E também tem uma questão que o próprio sistema de ensino não propicia o hábito da leitura. O livro na escola é sempre encarado como objeto apenas para fazer uma prova e tirar nota. A relação do estudante com o livro é ruim. Eles leem não por prazer ou vontade, mas porque o colégio exigiu. E isso é uma coisa que acompanha o aluno até o vestibular e causa reflexos na vida adulta.
Quais os benefícios do hábito da leitura? Quais problemas a falta dela pode trazer?
A leitura é bastante transformadora. A gente percebe isso desde a mais tenra idade. As crianças que têm o hábito da leitura e gostam de contar histórias possuem uma outra forma de pensar. A prática desde cedo traz conhecimentos enriquecedores para a vida adulta.
Hoje estamos vivendo, por exemplo, o problema das fake news e visto verdadeiras barbaridades compartilhadas pelas redes sociais. As pessoas não têm se interessado em se aprofundarem nos assuntos, pois não leem. Também temos um enorme contingente de leitores analfabetos, que são aqueles que sabem ler, mas não conseguem interpretar o conteúdo, acabando por replicar essas notícias falsas.
Acredito que sem a leitura plena, a educação fica prejudicada. Por exemplo, nos exames do Enem há uma grande quantidade de respostas erradas por falta de interpretação das questões.
Como a CBL incentiva a leitura?
A CBL lançou, na Bienal do Livro de São Paulo de 2018, o projeto Itinerários da Leitura. É um programa desenvolvido para apoiar o professor no estímulo da leitura em sala de aula desde a infância. É possível acessar o formulário gratuitamente pelo site da CBL (www.cbl.org.br). É um documento simples, mostrando os caminhos que podem ser percorridos para transformar o estudante em leitor.
Qual é o papel da escola?
A escola exerce uma ação fundamental. As intuições deveriam aparelhar suas bibliotecas com um acervo atrativo, se interessarem mais por essa questão e não ficarem esperando que o governo envie os livros.
É importante permitir que o estudante, principalmente a criança, escolha seu próprio livro. Que não seja uma coisa imposta pela escola, como um elemento de cobrança que serve apenas para tirar notas.
Também existem ações simples que o próprio professor pode fazer que é a contação de histórias. A criança em fase de alfabetização é curiosa e gosta de pensar e imaginar.
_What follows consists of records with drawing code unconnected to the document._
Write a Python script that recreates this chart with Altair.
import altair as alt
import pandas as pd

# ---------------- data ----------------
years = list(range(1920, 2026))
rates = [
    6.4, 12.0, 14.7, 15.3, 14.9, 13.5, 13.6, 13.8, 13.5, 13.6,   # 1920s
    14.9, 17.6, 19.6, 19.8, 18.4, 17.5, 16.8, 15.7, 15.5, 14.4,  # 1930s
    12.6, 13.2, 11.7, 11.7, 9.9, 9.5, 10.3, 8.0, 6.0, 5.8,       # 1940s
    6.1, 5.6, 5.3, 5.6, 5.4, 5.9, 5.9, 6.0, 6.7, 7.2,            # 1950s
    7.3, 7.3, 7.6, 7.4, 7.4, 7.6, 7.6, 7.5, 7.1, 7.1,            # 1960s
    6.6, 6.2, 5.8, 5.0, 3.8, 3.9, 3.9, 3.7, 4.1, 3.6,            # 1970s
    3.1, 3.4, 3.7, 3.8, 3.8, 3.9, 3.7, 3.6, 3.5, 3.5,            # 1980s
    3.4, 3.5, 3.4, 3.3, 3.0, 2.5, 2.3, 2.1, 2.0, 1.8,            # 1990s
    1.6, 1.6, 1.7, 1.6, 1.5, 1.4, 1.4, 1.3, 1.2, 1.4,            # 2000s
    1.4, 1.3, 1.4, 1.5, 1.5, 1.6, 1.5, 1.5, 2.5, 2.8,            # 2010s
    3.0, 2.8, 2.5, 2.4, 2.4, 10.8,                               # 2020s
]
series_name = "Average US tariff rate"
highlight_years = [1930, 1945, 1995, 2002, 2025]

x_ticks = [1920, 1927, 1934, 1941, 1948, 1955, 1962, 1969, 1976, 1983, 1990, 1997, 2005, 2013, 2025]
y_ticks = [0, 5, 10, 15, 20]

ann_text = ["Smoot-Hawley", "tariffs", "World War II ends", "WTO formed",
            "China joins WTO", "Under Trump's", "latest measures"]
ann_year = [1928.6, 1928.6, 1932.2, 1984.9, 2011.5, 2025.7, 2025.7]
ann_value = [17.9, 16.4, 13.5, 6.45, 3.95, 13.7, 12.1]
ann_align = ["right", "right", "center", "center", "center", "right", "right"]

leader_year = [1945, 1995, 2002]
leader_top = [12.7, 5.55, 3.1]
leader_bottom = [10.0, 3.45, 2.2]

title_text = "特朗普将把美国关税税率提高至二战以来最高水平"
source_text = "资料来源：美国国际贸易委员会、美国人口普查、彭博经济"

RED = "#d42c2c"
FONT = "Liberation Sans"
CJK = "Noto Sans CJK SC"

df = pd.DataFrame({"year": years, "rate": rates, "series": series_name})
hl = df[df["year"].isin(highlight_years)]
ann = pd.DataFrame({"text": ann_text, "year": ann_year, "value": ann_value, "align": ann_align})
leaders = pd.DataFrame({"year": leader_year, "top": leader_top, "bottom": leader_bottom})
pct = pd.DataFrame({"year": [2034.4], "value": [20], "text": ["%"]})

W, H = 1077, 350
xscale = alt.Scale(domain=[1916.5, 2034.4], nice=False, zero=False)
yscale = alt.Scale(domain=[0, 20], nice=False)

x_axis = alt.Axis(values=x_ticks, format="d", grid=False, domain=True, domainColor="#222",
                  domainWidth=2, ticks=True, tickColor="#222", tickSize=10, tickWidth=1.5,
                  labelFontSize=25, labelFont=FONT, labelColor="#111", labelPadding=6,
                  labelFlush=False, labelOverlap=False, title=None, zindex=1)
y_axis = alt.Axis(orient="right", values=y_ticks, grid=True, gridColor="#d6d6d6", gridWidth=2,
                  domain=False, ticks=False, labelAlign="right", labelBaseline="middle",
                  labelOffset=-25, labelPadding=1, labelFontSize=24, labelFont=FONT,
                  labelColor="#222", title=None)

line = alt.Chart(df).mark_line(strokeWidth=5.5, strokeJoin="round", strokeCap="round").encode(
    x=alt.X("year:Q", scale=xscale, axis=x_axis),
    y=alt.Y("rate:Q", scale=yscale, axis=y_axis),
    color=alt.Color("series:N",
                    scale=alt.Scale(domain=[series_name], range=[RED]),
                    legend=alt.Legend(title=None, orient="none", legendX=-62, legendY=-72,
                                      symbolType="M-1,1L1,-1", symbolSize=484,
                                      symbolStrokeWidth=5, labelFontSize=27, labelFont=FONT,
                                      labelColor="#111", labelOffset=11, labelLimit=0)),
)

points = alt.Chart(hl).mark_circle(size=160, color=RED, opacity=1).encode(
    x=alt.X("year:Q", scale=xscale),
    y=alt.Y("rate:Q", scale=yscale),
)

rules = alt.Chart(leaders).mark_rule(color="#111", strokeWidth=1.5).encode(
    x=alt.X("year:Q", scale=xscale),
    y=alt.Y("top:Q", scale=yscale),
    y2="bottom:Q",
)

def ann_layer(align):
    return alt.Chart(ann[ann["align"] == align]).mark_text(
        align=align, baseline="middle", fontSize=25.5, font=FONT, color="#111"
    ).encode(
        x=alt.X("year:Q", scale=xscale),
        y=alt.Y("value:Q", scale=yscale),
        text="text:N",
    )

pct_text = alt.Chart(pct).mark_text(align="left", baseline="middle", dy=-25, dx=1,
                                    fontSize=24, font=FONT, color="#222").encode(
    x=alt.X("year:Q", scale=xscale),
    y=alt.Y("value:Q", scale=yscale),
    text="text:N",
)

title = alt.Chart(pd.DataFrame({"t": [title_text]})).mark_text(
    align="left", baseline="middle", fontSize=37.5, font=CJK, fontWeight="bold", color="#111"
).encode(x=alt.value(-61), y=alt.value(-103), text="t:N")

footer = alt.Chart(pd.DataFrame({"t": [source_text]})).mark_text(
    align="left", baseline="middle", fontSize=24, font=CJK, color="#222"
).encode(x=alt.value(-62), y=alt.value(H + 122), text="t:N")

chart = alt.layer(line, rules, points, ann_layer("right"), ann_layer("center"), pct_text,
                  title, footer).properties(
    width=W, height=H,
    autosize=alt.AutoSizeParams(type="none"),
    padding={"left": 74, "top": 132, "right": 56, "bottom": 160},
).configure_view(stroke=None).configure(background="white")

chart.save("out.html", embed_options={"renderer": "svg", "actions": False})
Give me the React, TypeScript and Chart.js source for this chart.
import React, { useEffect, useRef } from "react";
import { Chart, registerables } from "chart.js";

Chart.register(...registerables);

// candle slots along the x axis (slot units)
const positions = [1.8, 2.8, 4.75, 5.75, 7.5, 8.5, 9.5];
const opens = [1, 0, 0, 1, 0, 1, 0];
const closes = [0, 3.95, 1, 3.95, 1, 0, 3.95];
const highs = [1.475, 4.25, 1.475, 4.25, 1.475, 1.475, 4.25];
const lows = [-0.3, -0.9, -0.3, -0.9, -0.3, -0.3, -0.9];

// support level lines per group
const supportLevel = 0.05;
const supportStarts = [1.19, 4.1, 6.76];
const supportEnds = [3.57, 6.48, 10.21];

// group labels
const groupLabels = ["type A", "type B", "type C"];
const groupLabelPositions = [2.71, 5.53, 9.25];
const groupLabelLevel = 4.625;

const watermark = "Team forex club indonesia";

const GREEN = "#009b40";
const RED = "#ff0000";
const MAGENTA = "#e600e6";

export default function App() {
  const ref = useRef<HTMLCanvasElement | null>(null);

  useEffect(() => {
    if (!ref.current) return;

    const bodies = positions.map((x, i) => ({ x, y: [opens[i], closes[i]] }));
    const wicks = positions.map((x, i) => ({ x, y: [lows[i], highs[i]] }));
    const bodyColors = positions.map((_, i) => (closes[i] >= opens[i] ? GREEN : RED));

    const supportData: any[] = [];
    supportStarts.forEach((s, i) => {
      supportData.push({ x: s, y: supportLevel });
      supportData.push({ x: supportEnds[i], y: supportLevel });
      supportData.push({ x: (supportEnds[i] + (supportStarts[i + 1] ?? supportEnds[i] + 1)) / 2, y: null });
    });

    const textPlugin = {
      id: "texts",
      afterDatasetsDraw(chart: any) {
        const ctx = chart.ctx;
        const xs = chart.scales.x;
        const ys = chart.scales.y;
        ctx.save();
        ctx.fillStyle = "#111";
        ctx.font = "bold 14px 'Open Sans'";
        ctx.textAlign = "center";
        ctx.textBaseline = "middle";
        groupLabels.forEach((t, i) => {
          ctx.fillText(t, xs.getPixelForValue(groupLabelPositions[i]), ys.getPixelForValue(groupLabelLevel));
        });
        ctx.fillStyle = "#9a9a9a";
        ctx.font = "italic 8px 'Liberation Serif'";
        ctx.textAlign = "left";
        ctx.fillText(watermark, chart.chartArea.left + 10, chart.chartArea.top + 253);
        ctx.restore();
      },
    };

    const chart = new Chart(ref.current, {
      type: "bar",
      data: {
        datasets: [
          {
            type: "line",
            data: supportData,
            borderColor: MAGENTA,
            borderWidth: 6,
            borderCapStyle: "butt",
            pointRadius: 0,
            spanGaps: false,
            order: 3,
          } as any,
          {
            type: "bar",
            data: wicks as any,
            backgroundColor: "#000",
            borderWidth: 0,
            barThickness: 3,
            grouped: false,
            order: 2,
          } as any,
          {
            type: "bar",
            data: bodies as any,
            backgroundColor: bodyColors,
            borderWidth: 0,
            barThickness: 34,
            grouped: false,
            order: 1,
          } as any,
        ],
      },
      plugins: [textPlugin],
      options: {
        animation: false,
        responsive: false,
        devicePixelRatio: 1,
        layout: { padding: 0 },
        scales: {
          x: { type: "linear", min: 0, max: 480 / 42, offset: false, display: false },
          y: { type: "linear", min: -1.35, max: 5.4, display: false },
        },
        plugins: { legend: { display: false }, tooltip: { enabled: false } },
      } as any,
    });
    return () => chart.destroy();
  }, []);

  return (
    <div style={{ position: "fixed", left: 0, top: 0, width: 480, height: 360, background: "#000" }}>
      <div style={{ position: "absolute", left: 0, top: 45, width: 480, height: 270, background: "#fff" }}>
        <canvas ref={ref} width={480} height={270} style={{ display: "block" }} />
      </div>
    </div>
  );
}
Com essa didática, ela pode inclusive desenvolver as suas próprias histórias.
A Lei nº 12.244 trouxe mudanças significativas?
Essa é uma lei assinada em 2010, que estabelece que as instituições de ensino, públicas ou particulares, tenham um acervo bibliotecário até 2020. Já se passaram 8 anos e eu não percebo uma movimentação favorável. Essa é mais uma lei que não funcionou corretamente. Falta percepção aos nossos governantes sobre a questão da leitura, ainda mais agora com a contingência no orçamento. Por esta razão, o livro é colocado em último lugar.
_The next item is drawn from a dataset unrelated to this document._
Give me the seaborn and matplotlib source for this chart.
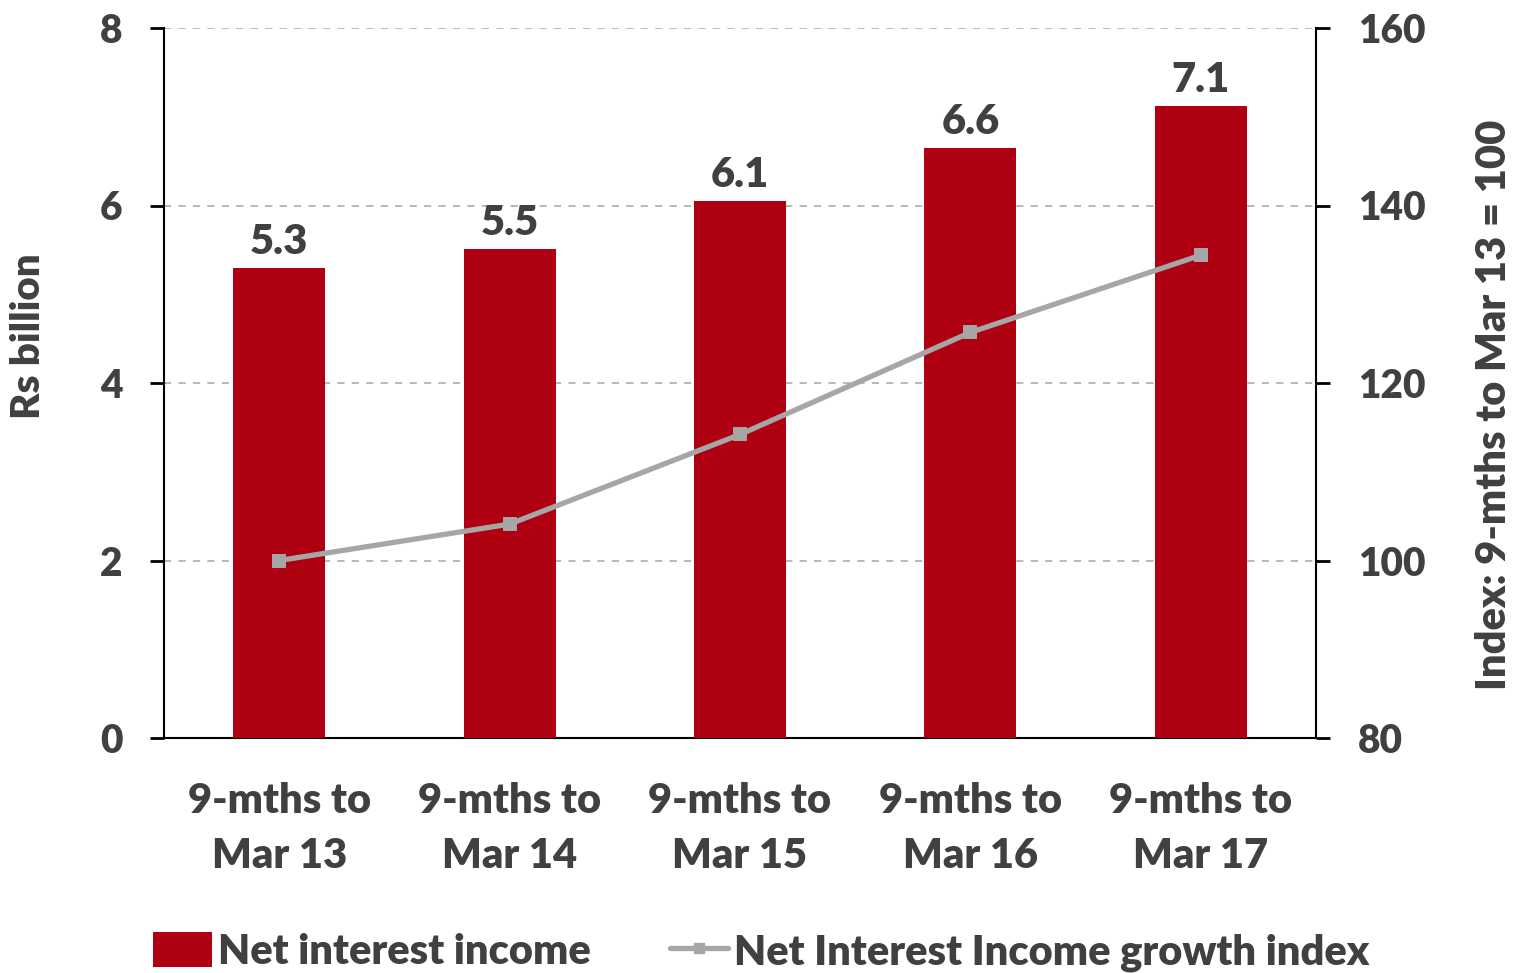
import matplotlib
matplotlib.use("Agg")
import matplotlib.pyplot as plt
import seaborn as sns
import pandas as pd
from matplotlib.patches import Patch
from matplotlib.lines import Line2D

categories = ["9-mths to\nMar 13", "9-mths to\nMar 14", "9-mths to\nMar 15", "9-mths to\nMar 16", "9-mths to\nMar 17"]
net_interest_income = [5.30, 5.51, 6.05, 6.65, 7.12]
bar_labels = ["5.3", "5.5", "6.1", "6.6", "7.1"]
growth_index = [100.0, 104.1, 114.2, 125.7, 134.4]
left_ticks = [0, 2, 4, 6, 8]
right_ticks = [80, 100, 120, 140, 160]

sns.set_theme(style="white")
plt.rcParams["font.family"] = ["Lato", "DejaVu Sans"]
W = "heavy"
plt.rcParams["font.weight"] = W

TEXT = "#404040"
RED = "#AE0010"
GREY = "#A6A6A6"

df = pd.DataFrame({"cat": categories, "nii": net_interest_income, "idx": growth_index})

fig = plt.figure(figsize=(15.14, 9.73), dpi=100)
fig.patch.set_facecolor("white")
ax = fig.add_axes([164/1514, 1-738/973, (1316-164)/1514, (738-28)/973])
ax.set_facecolor("none")

sns.barplot(data=df, x="cat", y="nii", ax=ax, color=RED, width=0.4, saturation=1, zorder=3)
for p in ax.patches:
    p.set_edgecolor("none")
ax.bar_label(ax.containers[0], labels=bar_labels, padding=5, fontsize=30, fontweight=W, color=TEXT)

ax.set_xlim(-0.5, 4.5)
ax.set_ylim(0, 8)
ax.set_yticks(left_ticks)
ax.yaxis.grid(True, linestyle=(0, (4, 4)), color="#B3B3B3", linewidth=1.3, zorder=0)
ax.set_axisbelow(True)
ax.set_xlabel("")
ax.set_ylabel("Rs billion", fontsize=29, fontweight=W, color=TEXT)
ax.yaxis.set_label_coords(-0.1016, 0.566)
ax.tick_params(axis="y", which="both", left=True, length=10, width=2, color="black",
               labelsize=28, labelcolor=TEXT, pad=20)
ax.tick_params(axis="x", bottom=False, labelsize=30, labelcolor=TEXT, pad=26)
for lab in ax.get_xticklabels():
    lab.set_linespacing(1.55)
    lab.set_fontweight(W)
for lab in ax.get_yticklabels():
    lab.set_fontweight(W)
for s in ["top", "right"]:
    ax.spines[s].set_visible(False)
ax.spines["left"].set_color("black")
ax.spines["left"].set_linewidth(1.5)
ax.spines["bottom"].set_color("black")
ax.spines["bottom"].set_linewidth(1.5)

ax2 = ax.twinx()
sns.pointplot(data=df, x="cat", y="idx", ax=ax2, color=GREY, markers="s", linestyles="-",
              markersize=7, linewidth=3.8)
ax2.set_xlim(-0.5, 4.5)
ax2.set_ylim(80, 160)
ax2.set_yticks(right_ticks)
ax2.set_ylabel("Index: 9-mths to Mar 13 = 100", fontsize=30, fontweight=W, color=TEXT)
ax2.yaxis.set_label_coords(1.138, 0.469)
ax2.tick_params(axis="y", right=True, length=10, width=2, color="black",
                labelsize=28, labelcolor=TEXT, pad=20)
for lab in ax2.get_yticklabels():
    lab.set_fontweight(W)
for s in ["top", "left", "bottom"]:
    ax2.spines[s].set_visible(False)
ax2.spines["right"].set_color("black")
ax2.spines["right"].set_linewidth(1.5)
ax2.grid(False)

handles = [Patch(facecolor=RED, edgecolor="none"),
           Line2D([], [], color=GREY, linewidth=3.8, marker="s", markersize=7)]
labels = ["Net interest income", "Net Interest Income growth index"]
fig.legend(handles, labels, loc="lower center", bbox_to_anchor=(0.503, -0.037), ncol=2, frameon=False,
           prop={"family": "Lato", "weight": W, "size": 30}, labelcolor=TEXT,
           handlelength=1.4, handleheight=0.9, handletextpad=0.15, columnspacing=1.9)

fig.savefig("out.png", dpi=100, facecolor="white")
Nosso governo não compra livros desde 2014 para as bibliotecas de escolas públicas, pois o Programa Nacional Biblioteca da Escola (PNBE) simplesmente não existe mais. Infelizmente, a leitura não é encarada com a seriedade necessária para uma educação de melhor qualidade.
A partir de que idade é recomendado incentivar as crianças?
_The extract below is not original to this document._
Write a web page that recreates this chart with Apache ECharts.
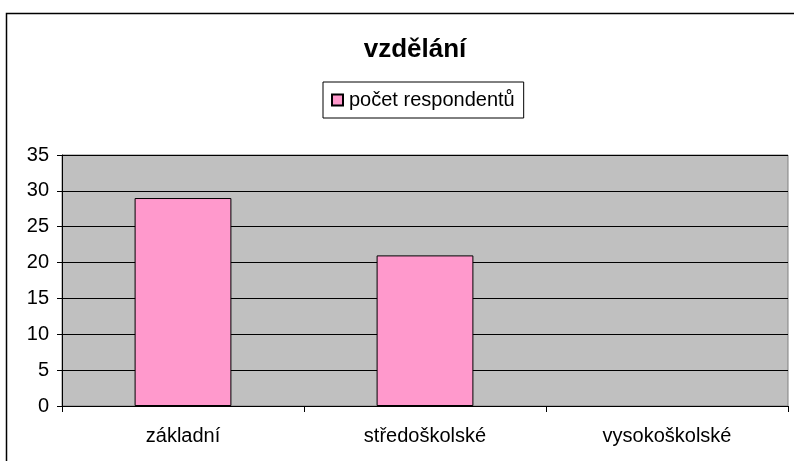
<!DOCTYPE html>
<html>
<head>
<meta charset="utf-8">
<script src="https://cdn.jsdelivr.net/npm/echarts@6/dist/echarts.min.js"></script>
<style>
  html, body { margin: 0; padding: 0; background: #fff; }
  #main { width: 794px; height: 461px; }
</style>
</head>
<body>
<div id="main"></div>
<script>
var kategorie = ['základní', 'středoškolské', 'vysokoškolské'];
var pocetRespondentu = [29, 21, 0];
var nazevSerie = 'počet respondentů';

var dom = document.getElementById('main');
var myChart = echarts.init(dom, null, { renderer: 'canvas' });

// nulovy sloupec nema byt videt ani jako cara
var dataSloupcu = pocetRespondentu.map(function (v) {
  return v === 0 ? { value: v, itemStyle: { borderWidth: 0 } } : v;
});

var option = {
  animation: false,
  backgroundColor: '#ffffff',
  textStyle: { fontFamily: 'Arial' },
  // ramecek kolem celeho grafu (vpravo a dole presahuje obrazek)
  graphic: [{
    type: 'rect',
    shape: { x: 6.5, y: 13.5, width: 820, height: 480 },
    style: { fill: 'none', stroke: '#000', lineWidth: 1.5 },
    silent: true
  }],
  title: {
    text: 'vzdělání',
    left: 410,
    textAlign: 'center',
    top: 32,
    textStyle: { color: '#000', fontFamily: 'Arial', fontSize: 26, fontWeight: 'bold' }
  },
  legend: {
    data: [nazevSerie],
    left: 323,
    top: 82,
    padding: [8, 9, 8, 8],
    itemGap: 0,
    itemWidth: 11,
    itemHeight: 11,
    borderColor: '#000',
    borderWidth: 1,
    icon: 'rect',
    textStyle: { color: '#000', fontFamily: 'Arial', fontSize: 20, padding: [0, 0, 0, 1] }
  },
  grid: {
    left: 62,
    right: 6,
    top: 155,
    bottom: 55,
    show: true,
    backgroundColor: '#C0C0C0',
    borderColor: '#808080',
    borderWidth: 1
  },
  xAxis: {
    type: 'category',
    data: kategorie,
    axisLine: { lineStyle: { color: '#000', width: 1 } },
    axisTick: { show: true, alignWithLabel: false, length: 6, lineStyle: { color: '#000' } },
    axisLabel: { color: '#000', fontFamily: 'Arial', fontSize: 20, margin: 20 },
    splitLine: { show: false }
  },
  yAxis: {
    type: 'value',
    min: 0,
    max: 35,
    interval: 5,
    axisLine: { show: true, lineStyle: { color: '#000', width: 1 } },
    axisTick: { show: true, length: 5, lineStyle: { color: '#000' } },
    axisLabel: { color: '#000', fontFamily: 'Arial', fontSize: 20, margin: 13 },
    splitLine: { show: true, lineStyle: { color: '#000', width: 1 } }
  },
  series: [{
    name: nazevSerie,
    type: 'bar',
    data: dataSloupcu,
    barCategoryGap: '60%',
    itemStyle: { color: '#FF99CC', borderColor: '#000', borderWidth: 1 }
  }]
};

myChart.setOption(option);

window.addEventListener('resize', () => {
  myChart.resize();
});
</script>
</body>
</html>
Um estudo da Sociedade Brasileira de Pediatria diz que é recomendado ler para uma criança ainda no ventre. Eu acredito que a prática é ainda mais efetiva no momento da alfabetização. Ter o livro de forma acessível em casa e frequentar livrarias e bienais é essencial. A gente percebe a emoção das crianças ao encontrar com os autores durante os eventos.